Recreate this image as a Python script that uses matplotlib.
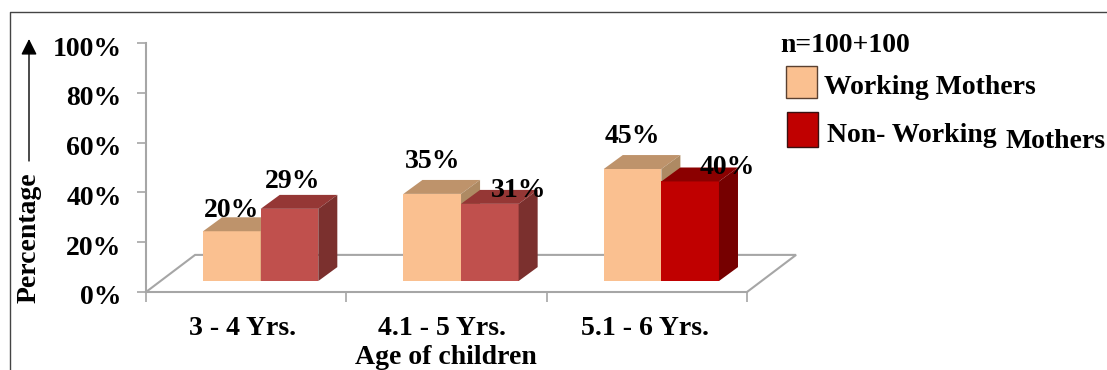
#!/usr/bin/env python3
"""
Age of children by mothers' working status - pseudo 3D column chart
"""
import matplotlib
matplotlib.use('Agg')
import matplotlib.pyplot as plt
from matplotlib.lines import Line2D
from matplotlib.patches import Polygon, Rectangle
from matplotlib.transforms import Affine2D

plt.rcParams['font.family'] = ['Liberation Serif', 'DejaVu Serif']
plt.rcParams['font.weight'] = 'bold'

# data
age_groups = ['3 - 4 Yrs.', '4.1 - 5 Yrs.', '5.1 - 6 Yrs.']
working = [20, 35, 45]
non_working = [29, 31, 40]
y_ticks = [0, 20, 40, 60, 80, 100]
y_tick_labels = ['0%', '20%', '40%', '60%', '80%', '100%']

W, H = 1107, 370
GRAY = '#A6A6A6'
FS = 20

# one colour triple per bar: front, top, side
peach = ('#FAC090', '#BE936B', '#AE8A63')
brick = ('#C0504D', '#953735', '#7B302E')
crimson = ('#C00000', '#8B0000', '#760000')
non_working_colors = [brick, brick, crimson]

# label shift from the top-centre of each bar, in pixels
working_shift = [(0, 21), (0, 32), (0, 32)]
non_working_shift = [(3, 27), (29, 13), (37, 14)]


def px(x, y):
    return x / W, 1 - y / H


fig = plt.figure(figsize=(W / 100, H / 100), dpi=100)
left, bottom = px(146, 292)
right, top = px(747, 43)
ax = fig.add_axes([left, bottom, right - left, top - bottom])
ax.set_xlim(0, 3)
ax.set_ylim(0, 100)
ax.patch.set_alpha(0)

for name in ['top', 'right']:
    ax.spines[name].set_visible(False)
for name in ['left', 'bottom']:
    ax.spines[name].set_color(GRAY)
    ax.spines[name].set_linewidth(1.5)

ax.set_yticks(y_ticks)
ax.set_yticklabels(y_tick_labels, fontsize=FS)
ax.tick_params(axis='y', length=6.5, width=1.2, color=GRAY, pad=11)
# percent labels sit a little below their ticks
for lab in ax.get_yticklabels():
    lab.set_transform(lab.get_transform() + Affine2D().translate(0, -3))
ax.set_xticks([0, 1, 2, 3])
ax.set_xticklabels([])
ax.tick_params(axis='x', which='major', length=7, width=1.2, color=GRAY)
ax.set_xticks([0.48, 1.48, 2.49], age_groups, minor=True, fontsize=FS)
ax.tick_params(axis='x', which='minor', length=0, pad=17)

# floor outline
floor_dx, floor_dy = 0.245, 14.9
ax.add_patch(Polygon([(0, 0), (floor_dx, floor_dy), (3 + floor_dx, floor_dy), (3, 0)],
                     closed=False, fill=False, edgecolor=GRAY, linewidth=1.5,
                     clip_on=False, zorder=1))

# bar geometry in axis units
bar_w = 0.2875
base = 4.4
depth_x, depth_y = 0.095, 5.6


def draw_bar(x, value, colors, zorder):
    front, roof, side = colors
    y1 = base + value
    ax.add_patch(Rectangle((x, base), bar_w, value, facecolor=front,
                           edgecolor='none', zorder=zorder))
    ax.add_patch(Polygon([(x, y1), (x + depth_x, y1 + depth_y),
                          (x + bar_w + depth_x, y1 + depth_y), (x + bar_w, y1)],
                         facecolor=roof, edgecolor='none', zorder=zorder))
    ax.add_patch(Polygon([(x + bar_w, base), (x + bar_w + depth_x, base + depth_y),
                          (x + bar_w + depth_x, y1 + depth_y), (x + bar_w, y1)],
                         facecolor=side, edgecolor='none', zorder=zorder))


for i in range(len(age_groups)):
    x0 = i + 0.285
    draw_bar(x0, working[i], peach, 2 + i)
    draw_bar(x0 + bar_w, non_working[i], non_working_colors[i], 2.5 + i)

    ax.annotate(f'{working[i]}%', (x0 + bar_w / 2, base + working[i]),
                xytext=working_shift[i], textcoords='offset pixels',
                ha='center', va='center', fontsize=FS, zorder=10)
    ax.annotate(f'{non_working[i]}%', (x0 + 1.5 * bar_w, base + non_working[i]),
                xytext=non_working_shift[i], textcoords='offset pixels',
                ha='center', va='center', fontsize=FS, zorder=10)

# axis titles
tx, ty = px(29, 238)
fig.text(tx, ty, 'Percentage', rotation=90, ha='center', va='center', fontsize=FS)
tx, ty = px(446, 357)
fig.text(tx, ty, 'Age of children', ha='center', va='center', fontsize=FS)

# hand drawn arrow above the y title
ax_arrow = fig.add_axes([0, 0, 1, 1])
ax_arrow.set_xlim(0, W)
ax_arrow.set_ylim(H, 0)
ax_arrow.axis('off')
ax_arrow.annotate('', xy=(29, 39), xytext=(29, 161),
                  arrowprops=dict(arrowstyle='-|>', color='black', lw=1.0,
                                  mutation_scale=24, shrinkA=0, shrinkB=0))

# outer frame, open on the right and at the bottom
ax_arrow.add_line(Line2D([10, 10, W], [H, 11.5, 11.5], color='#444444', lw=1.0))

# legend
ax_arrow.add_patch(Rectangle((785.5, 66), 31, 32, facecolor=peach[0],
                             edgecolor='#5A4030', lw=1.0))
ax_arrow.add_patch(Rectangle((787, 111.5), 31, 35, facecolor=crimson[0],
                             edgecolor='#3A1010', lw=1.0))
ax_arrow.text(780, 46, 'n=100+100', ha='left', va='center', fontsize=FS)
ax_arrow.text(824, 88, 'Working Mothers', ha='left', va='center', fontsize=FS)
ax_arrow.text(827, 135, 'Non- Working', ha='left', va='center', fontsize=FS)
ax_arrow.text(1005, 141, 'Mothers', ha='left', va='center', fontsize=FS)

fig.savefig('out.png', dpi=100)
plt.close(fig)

▶ [Exercise objective]:
Starting at the first line of the material, output exactly the lines up to and including the one with "ax.patch.set_alpha(0)". Do not include the pictures.

▶ [Task output]:
Recreate this image as a Python script that uses matplotlib.
#!/usr/bin/env python3
"""
Age of children by mothers' working status - pseudo 3D column chart
"""
import matplotlib
matplotlib.use('Agg')
import matplotlib.pyplot as plt
from matplotlib.lines import Line2D
from matplotlib.patches import Polygon, Rectangle
from matplotlib.transforms import Affine2D

plt.rcParams['font.family'] = ['Liberation Serif', 'DejaVu Serif']
plt.rcParams['font.weight'] = 'bold'

# data
age_groups = ['3 - 4 Yrs.', '4.1 - 5 Yrs.', '5.1 - 6 Yrs.']
working = [20, 35, 45]
non_working = [29, 31, 40]
y_ticks = [0, 20, 40, 60, 80, 100]
y_tick_labels = ['0%', '20%', '40%', '60%', '80%', '100%']

W, H = 1107, 370
GRAY = '#A6A6A6'
FS = 20

# one colour triple per bar: front, top, side
peach = ('#FAC090', '#BE936B', '#AE8A63')
brick = ('#C0504D', '#953735', '#7B302E')
crimson = ('#C00000', '#8B0000', '#760000')
non_working_colors = [brick, brick, crimson]

# label shift from the top-centre of each bar, in pixels
working_shift = [(0, 21), (0, 32), (0, 32)]
non_working_shift = [(3, 27), (29, 13), (37, 14)]


def px(x, y):
    return x / W, 1 - y / H


fig = plt.figure(figsize=(W / 100, H / 100), dpi=100)
left, bottom = px(146, 292)
right, top = px(747, 43)
ax = fig.add_axes([left, bottom, right - left, top - bottom])
ax.set_xlim(0, 3)
ax.set_ylim(0, 100)
ax.patch.set_alpha(0)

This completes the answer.